Jorge Albor asks:
What has been your favorite audio effect in a videogame (ambient sound, music, etc.)?Sometimes I think we underestimate the importance of sound in a video game, particularly as a feedback mechanism. I love the way coins chime when Mario picks them up, and the jingle that plays when Link opens up a secret area. You learn to associate these things so closely with success or failure that when you hear something in real life that sounds similar, you feel a little jolt. Some of my favorite sounds in games have been:
- Mega Man teleporting ("blort" is what it sounds like in my mind)
- The high-pitched death rattle of the Combine soldiers in Half-Life 2
- The whispering priests in Resident Evil 4
- The wind in ICO
- Reloading the double-barrelled shotgun in Doom 2
Iroquois Pliskin asks:
Which video games writer do you read, and say to yourself: "Man I really wish I could write like *that*"
I'll give my my answer: Tycho Brahe.
Maybe you aspire to write like some non-video-game critic instead. Like, I really love Dave Hickey; I'd push quite a few old ladies down the stairs in order to write like that.
Tycho would be one of my answers, as well. He has a way with metaphor and visual imagery that seems effortless, although it's probably not. And he's damn funny. I often find myself saying exactly what you do when I read his stuff. I also admire the elegance and lucidity of Tom Chick's writing, and the raw knowledge that Jeremy Parish drops in every sentence. A bit closer to home, I'm always impressed by Duncan Fyfe's creativity, N'Gai Croal's insight, Michael Abbott's humanity, and, yes, Iroquois Pliskin's erudition. Often when we get talking about what's wrong with the way people are writing about video games, it's easy to forget how many people are doing an awesome job these days.
In the non-game but still-critic arena, there's no one I hold in higher esteem than Roger Ebert. I also think Anthony Lane is hilarious (David Denby is fine, but when it's a Lane issue of the New Yorker, I always read the movie reviews first).
I'm also gonna throw out kind of a weird one: I have always been in awe of the Mystery Science Theater 3000 writing staff. I was flipping through The Amazing Colossal Episode Guide the other day, and I laughed all over again reading a sentence about an "oily" guy "lazing about on his grimy, sticky sheets." Their word choice is always perfect.
Ed Borden also has two questions:
Why do game on a console over a PC?
Growing up, I always did both, although I've always felt a greater affinity for consoles. I'm not sure why that is -- I have fond memories of playing Dark Castle on our Mac Plus, and then later Wolfenstein and Doom on the PC. In my high school years, I actually spent a good bit of money on graphics cards (3D accelerators!) for the family computer, so I could play the Quake games. I'm not even sure how many hundreds of hours I put into Quake 2 CTF. Had a clan and everything. A bumbling, incompetent clan, which placed dead last in the only competition we ever entered.

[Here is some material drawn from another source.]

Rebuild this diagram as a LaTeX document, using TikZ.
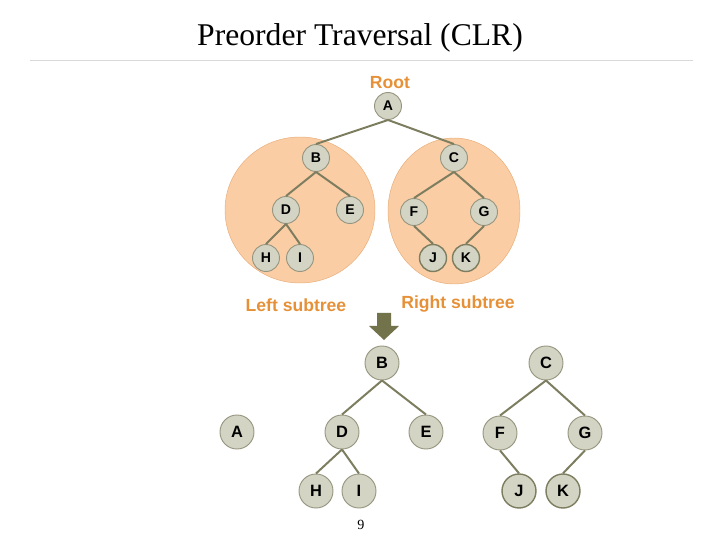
\documentclass[tikz,border=0pt]{standalone}
\usepackage{fontspec}
\setmainfont{Liberation Serif}
\setsansfont{Liberation Sans}
\usepackage{tikz}
\usepackage{xcolor}
\usetikzlibrary{positioning, calc}
\definecolor{cPeach}{RGB}{250,205,165}
\definecolor{cPeachLine}{RGB}{232,172,118}
\definecolor{cNode}{RGB}{212,212,196}
\definecolor{cNodeLine}{RGB}{150,150,128}
\definecolor{cEdge}{RGB}{125,125,95}
\definecolor{cLabel}{RGB}{230,145,55}
\definecolor{cArrow}{RGB}{115,115,75}
\tikzset{
	% tree nodes
	tnode/.style   ={circle, draw=cNodeLine, fill=cNode, thick, minimum size=27*0.03cm, inner sep=0pt, font=\sffamily\bfseries\fontsize{12}{12}\selectfont},
	bnode/.style   ={tnode, minimum size=34*0.03cm, font=\sffamily\bfseries\fontsize{14}{14}\selectfont},
	leafdark/.style={draw=cEdge, very thick},
	edge/.style    ={cEdge, line width=1.7pt},
	lbl/.style     ={text=cLabel, font=\sffamily\bfseries\fontsize{15}{15}\selectfont},
}

\begin{document}
\begin{tikzpicture}[x=0.03cm, y=-0.03cm]
	\useasboundingbox (0,0) rectangle (720,540);
	% title
	\node[font=\fontsize{27}{27}\selectfont] (title) at (360,38) {Preorder Traversal (CLR)};
	\draw[black!15, thin] (30,60) -- (693,60);
	% subtree blobs
	\fill[cPeach, draw=cPeachLine] (300,210) ellipse [x radius=75, y radius=73];
	\fill[cPeach, draw=cPeachLine] (454,211) ellipse [x radius=66, y radius=73];
	% upper tree
	\node[lbl] (root) at (390,83) {Root};
	\node[tnode] (a) at (388,106) {A};
	\node[tnode] (b) at (316,158) {B};
	\node[tnode] (c) at (454,158) {C};
	\node[tnode] (d) at (286,210) {D};
	\node[tnode] (e) at (350,210) {E};
	\node[tnode] (f) at (414,212) {F};
	\node[tnode] (g) at (484,212) {G};
	\node[tnode] (h) at (266,258) {H};
	\node[tnode] (i) at (300,258) {I};
	\node[tnode, leafdark] (j) at (433,258) {J};
	\node[tnode, leafdark] (k) at (466,258) {K};
	\draw[edge] (a.south) -- (b.north);
	\draw[edge] (a.south) -- (c.north);
	\draw[edge] (b.south) -- (d.north);
	\draw[edge] (b.south) -- (e.north);
	\draw[edge] (d.south) -- (h.north);
	\draw[edge] (d.south) -- (i.north);
	\draw[edge] (c.south) -- (f.north);
	\draw[edge] (c.south) -- (g.north);
	\draw[edge] (f.south) -- (j.north);
	\draw[edge] (g.south) -- (k.north);
	\node[lbl] (lsub) at (296,305) {Left subtree};
	\node[lbl] (rsub) at (458,304) {Right subtree};
	% down arrow
	\fill[cArrow] (377,313) -- (391,313) -- (391,326) -- (399,326) -- (384,340) -- (369,326) -- (377,326) -- cycle;
	% lower tree
	\node[bnode] (a2) at (237,432) {A};
	\node[bnode] (b2) at (382,363) {B};
	\node[bnode] (c2) at (546,363) {C};
	\node[bnode] (d2) at (342,432) {D};
	\node[bnode] (e2) at (426,432) {E};
	\node[bnode] (f2) at (500,433) {F};
	\node[bnode] (g2) at (585,433) {G};
	\node[bnode] (h2) at (316,491) {H};
	\node[bnode] (i2) at (359,491) {I};
	\node[bnode, leafdark] (j2) at (519,491) {J};
	\node[bnode, leafdark] (k2) at (563,491) {K};
	\draw[edge] (b2.south) -- (d2.north);
	\draw[edge] (b2.south) -- (e2.north);
	\draw[edge] (d2.south) -- (h2.north);
	\draw[edge] (d2.south) -- (i2.north);
	\draw[edge] (c2.south) -- (f2.north);
	\draw[edge] (c2.south) -- (g2.north);
	\draw[edge] (f2.south) -- (j2.north);
	\draw[edge] (g2.south) -- (k2.north);
	\node[font=\fontsize{12}{12}\selectfont] (pg) at (361,525) {9};
\end{tikzpicture}
\end{document}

These days, I'm not sure I could really tell you why I don't play computer games. I almost said that it costs too much to buy a decent computer, but I've spent $1,250 on consoles since I bought my last desktop four years ago, so that can't be it. One of the reasons I bought the computer I'm using now was to play Doom 3 and Half-Life 2. I did that, and then proceeded to play nothing else. The funny thing is, I still prefer the mouse-keyboard combo to dual analog sticks in a FPS, and I'm far more proficient with it.
So the answer, clearly, is that I've been brainwashed.
Are you real, or just a construct for an ARG ad campaign?
I have some bad news for you.
That does it for request hour. Thanks to everybody who participated. I thought it was great to have the chance to explore a lot of different topics. We should do this again.